Wednesday, April 23, 2008

pay off of being one of the 'em...


it could be because i was born with an environment surrounded by females species that is why i am closer with guys now. it may be because i got somewhat thirsty with my dad's attention and presence that is why i would rather spend some hours chatting with guy friends, than spending time with kikay things with girl barkadas. i can't dig out for the real reason. i just know that i am one of them. :)
i remembered when i was in my preschool. i used to be close with classmates, mark david vitug and antonio talastas. just recently, i came across antonio and i just realized that he is now a she. lol

when i was in highschool, i was closer to guys than girls too. i spent most of my mirror (student publication) times with jonathan. though i have a great number of girl friends, i would probably consider that spending times with paul benjie and paul nicolo as one of the greastest, not to mention my happiest moments with nino, harold and chichard (happy birthday chard! muah!).

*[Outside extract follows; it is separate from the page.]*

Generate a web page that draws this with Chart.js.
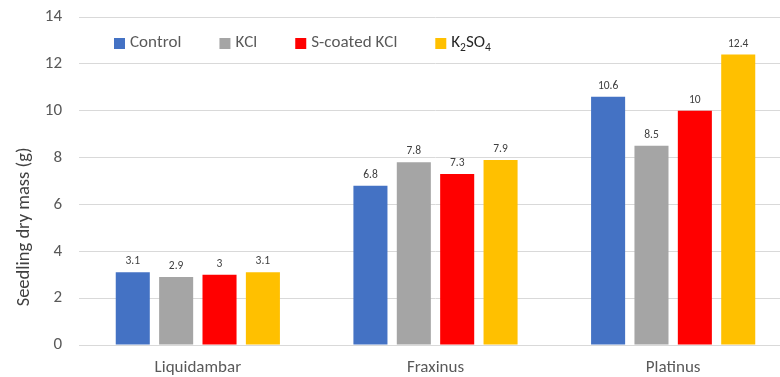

my four years of college was most of the time spent having gimmicks, out of towns and drinking sessions with caloy. what, he is one hell of a great friend. and what i really liked about him is that he would simply laugh about my crazy thoughts, but would always cry with me when i am in despair. i remembered, few days before graduation, brian and i had a huge fight. caloy was there, not just to comfort me but to make sure that he would walk me into my dorm after a lasingan and iyakan night.

the list could be endless. me being with jeff >>> cams with thesis groupmates obej, emon and dumlao >>> cams with kuya alex and kuya ely >>> inuman sessions with kuya bok and erick >>> dematisse and malate days with jocel >>> firing with a bunch on maskulados >>> gimmicks with engel, benjie and eric.

but you see, me, being here in westgrove is quite cool. we are six here in the admin office, ma'am cherry, eric, architect eric, engr, benjie and kuya don. sooner, ma'am cherry will be leaving for a higher position. after work, i would usually spend times hanging out in the security office and would blab about anything under the sun.

and what do i feel about being one of them? more than the fact that i feel secured being with them, i could say that i am sooooo comfortable being with them and being one of them. what else could i ask for? learning the real nature of guys (anu, punta tayong aurora's?), laughing about their wildest thoughts (anu, ilang beses nga ulit si alain, benj? hahaha!), imagining how hard it could be guy (e gwapo ka eric e...tsk!), shouting panis to them when they turn down an offer of inuman, and so on and so forth... but on the contrary, seeing guy friends being on their worst (and i mean, worst lol. say, pambabae, panlalait ng babae, at pagsisinungaling sa jowa) would always make me a bit scared of the idea of marriage, commitment and being a wife. and im telling you, there are those times that i want to show the part of real me (being a girl), but i simply cant. syempre, kahit gusto mong magdrama, wag na. mga lalake kasi, macho. they wont understand how bad you feel. minsan nga, they would laugh about it pa. same with kilig moments. di mo din pedeng i-share sa kanila just like that. (ang hirap pa man ding kinikilig mag isa, lol.) and the hardest part of it all, is the chance that you could be too attached to one of these guys and your heart might want something more... but let's not talk about that. that is completely a different angle. but you see, im telling you. it pays to be one of the boys.. tsk!